A Russian billionaire has launched a new political party in Israel with the aim of toppling Prime Minister Ehud Olmert's coalition government.
Mr Gaydamak said he was the most popular public figure in Israel
Arcadi Gaydamak said his new party, Social Justice, could win as many as 20 Knesset seats in the next election.
Mr Gaydamak said he would not stand for the Knesset, but would first run for the office of mayor of Jerusalem.
Some 1,400 activists have already begun working for the new party, which will hold its first meeting on Thursday.
The party's platform states that it will work to preserve democratic values, promote equality, and protect human dignity and freedom.
As Social Justice's leader and chairman, Mr Gaydamak will retain complete control of all party-related matters and will personally decide its candidates for any government or parliamentary posts.
Correspondents say Social Justice appears to be a right-wing party that will focus on immigrant issues.
'Most popular figure'
Speaking at the party's official launch, Mr Gaydamak said his primary aim was to oust Prime Minister Olmert, the leader of the rival Kadima party.
"There is an urgent need to change the current government that justifies the creation of a party," he said.

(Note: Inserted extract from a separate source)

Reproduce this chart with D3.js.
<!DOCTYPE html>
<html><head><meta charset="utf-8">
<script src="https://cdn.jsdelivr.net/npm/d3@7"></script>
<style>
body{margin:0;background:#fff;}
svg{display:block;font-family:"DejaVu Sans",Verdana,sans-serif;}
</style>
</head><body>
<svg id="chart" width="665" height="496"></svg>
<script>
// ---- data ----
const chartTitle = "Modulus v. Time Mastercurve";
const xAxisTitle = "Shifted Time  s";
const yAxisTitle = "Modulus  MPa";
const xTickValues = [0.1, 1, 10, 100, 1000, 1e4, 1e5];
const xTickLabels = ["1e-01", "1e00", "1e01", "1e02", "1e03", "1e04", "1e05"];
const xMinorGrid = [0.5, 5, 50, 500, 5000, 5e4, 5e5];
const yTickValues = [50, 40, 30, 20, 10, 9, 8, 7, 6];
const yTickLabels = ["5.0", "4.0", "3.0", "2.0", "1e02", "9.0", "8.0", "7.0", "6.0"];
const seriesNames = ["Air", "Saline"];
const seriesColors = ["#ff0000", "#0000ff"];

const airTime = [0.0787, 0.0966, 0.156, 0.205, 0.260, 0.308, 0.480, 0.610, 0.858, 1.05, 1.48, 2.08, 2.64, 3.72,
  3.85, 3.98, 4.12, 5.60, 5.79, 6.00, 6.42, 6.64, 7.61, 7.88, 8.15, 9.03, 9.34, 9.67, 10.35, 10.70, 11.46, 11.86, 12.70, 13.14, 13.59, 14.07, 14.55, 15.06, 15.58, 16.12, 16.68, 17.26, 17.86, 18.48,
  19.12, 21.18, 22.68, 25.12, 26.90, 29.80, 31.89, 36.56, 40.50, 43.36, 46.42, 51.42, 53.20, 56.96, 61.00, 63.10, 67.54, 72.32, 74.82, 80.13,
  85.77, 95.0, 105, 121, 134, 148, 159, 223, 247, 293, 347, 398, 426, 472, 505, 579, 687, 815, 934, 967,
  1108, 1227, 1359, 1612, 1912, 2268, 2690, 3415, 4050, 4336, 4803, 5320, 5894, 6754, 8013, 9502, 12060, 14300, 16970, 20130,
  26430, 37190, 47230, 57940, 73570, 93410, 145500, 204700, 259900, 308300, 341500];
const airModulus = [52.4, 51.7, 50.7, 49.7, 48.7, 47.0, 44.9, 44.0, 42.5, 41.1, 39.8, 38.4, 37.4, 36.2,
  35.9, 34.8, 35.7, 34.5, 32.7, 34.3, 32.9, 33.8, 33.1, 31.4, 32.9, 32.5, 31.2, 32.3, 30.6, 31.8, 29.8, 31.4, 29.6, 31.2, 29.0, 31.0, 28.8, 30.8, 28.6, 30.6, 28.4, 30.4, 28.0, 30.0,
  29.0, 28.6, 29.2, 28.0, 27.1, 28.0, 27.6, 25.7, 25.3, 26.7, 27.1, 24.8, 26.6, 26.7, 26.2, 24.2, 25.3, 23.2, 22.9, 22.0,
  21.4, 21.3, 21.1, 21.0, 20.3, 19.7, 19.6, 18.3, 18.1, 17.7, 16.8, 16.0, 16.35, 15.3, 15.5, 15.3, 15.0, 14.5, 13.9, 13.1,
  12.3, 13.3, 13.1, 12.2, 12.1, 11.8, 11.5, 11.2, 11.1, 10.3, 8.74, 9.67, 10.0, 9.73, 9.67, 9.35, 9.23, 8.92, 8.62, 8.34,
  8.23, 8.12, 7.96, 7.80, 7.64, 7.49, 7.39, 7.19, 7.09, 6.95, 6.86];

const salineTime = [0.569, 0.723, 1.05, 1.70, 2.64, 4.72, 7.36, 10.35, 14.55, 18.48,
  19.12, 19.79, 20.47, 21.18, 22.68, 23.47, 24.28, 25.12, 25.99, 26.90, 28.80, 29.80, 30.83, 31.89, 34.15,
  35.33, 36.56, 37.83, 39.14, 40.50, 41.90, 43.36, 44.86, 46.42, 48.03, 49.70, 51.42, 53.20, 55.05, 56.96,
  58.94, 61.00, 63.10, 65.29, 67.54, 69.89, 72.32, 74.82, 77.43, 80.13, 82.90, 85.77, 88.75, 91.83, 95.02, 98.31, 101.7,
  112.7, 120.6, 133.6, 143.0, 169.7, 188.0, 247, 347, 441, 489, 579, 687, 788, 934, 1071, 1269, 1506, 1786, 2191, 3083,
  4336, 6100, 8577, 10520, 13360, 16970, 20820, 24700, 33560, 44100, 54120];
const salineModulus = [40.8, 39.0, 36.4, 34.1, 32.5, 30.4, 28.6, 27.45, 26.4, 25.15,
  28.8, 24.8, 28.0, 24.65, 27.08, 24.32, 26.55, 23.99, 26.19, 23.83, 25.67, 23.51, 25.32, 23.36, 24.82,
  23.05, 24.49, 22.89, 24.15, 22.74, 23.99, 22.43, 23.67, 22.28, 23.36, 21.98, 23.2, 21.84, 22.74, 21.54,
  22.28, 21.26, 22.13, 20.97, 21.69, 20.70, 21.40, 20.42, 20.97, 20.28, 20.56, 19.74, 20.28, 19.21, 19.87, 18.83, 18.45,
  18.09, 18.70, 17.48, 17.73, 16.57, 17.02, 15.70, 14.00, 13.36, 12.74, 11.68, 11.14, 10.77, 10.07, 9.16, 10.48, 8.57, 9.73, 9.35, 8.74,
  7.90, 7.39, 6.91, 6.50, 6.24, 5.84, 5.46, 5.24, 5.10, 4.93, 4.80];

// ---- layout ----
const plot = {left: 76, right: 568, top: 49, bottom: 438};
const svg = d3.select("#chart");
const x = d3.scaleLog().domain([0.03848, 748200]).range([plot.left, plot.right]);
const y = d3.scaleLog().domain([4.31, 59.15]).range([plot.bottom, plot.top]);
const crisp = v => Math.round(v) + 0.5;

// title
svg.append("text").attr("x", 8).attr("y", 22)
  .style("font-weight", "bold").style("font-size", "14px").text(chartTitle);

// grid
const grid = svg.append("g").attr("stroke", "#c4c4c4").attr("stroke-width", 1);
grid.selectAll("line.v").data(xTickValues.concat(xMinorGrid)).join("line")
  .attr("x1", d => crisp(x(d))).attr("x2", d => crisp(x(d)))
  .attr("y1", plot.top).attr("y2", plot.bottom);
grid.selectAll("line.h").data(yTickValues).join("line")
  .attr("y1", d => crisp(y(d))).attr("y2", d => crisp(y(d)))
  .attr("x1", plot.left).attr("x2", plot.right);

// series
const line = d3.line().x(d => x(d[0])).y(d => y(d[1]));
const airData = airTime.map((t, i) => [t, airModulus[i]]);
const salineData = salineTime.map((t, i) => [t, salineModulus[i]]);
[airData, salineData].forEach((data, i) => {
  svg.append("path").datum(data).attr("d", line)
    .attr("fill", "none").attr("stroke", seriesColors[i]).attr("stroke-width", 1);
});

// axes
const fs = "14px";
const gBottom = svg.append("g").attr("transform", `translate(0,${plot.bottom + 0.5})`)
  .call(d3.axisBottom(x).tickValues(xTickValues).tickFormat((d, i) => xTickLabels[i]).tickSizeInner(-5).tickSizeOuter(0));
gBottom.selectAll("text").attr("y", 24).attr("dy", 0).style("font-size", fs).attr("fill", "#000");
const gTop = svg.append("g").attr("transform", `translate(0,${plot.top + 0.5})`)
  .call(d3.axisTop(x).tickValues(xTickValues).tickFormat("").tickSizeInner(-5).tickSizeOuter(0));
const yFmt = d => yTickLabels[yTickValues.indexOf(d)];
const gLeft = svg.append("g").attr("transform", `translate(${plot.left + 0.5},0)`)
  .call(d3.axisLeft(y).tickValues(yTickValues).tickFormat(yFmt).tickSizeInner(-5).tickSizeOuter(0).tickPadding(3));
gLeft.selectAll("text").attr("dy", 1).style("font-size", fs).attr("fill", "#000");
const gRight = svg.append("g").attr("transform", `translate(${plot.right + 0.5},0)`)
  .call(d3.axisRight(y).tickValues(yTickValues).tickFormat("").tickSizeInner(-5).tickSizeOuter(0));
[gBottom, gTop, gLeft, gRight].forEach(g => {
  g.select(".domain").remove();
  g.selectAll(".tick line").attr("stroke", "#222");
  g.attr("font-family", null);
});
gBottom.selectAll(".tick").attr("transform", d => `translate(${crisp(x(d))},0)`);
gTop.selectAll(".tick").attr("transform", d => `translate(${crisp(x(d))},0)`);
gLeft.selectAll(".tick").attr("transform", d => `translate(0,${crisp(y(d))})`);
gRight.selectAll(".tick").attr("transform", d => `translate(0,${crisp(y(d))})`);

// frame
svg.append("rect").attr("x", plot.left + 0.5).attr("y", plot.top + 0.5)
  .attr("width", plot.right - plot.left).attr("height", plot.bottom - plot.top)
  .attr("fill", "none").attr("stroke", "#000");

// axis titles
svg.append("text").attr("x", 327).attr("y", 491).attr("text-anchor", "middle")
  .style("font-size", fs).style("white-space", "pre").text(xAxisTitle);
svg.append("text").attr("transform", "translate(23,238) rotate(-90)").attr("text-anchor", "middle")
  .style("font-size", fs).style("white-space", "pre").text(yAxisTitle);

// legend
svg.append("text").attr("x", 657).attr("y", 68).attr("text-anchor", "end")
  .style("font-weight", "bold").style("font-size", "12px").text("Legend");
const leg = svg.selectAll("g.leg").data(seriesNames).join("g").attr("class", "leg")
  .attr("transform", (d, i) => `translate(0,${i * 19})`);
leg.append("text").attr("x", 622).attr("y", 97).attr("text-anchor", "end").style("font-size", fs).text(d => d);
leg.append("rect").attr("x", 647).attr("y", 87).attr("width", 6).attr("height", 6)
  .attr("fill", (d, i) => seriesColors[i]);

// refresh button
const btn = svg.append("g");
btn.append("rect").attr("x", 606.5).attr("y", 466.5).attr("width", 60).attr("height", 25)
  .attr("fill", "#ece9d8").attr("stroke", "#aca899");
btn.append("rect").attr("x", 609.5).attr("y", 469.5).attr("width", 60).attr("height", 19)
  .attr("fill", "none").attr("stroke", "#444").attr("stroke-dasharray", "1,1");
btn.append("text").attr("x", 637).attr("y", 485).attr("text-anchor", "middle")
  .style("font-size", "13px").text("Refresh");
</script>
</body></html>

Mr Gaydamak has criticised Mr Olmert and his government for its weak leadership, especially during the war in Lebanon last year, and has angered the prime minister with several highly publicised events.
He gave aid to communities in northern Israel which suffered damage during the war and also offered to pay for holidays for the residents of the southern town of Sderot, which frequently comes under rocket fire from Palestinian militants in Gaza.
"I am the most popular public figure in Israel," Mr Gaydamak said.
"I want to fulfil the wish of the majority of the Israeli population by fundamentally changing things in Israel.
"I am not aiming to become prime minister, but I wish to play a central role in Israel's political life."
A spokesman said a recent survey commissioned by Mr Gaydamak had showed his party could win between 17 and 23 Knesset seats in the next general election.
The 54-year-old is a hugely successful businessman in Israel and has made a series of high-profile investments.
Mr Gaydamak funded a tent city for evacuees during the war in Lebanon
He already owns Beitar Jerusalem, one of the country's top football teams, and is also a sponsor of the Hapoel Jerusalem basketball team.
Mr Gaydamak's commercial dealings have, however, come under scrutiny both in Israel and abroad.
He has been questioned by Israeli police investigating allegations of financial irregularities and is the subject of two French arrest warrants in connection with an arms-dealing case in Angola.
The warrants have forced him to travel on an Angolan diplomatic passport.
His office says he has "not broken any laws in France or elsewhere".
Mr Gaydamak's son, Alexandre, owns the British Premiership football club Portsmouth.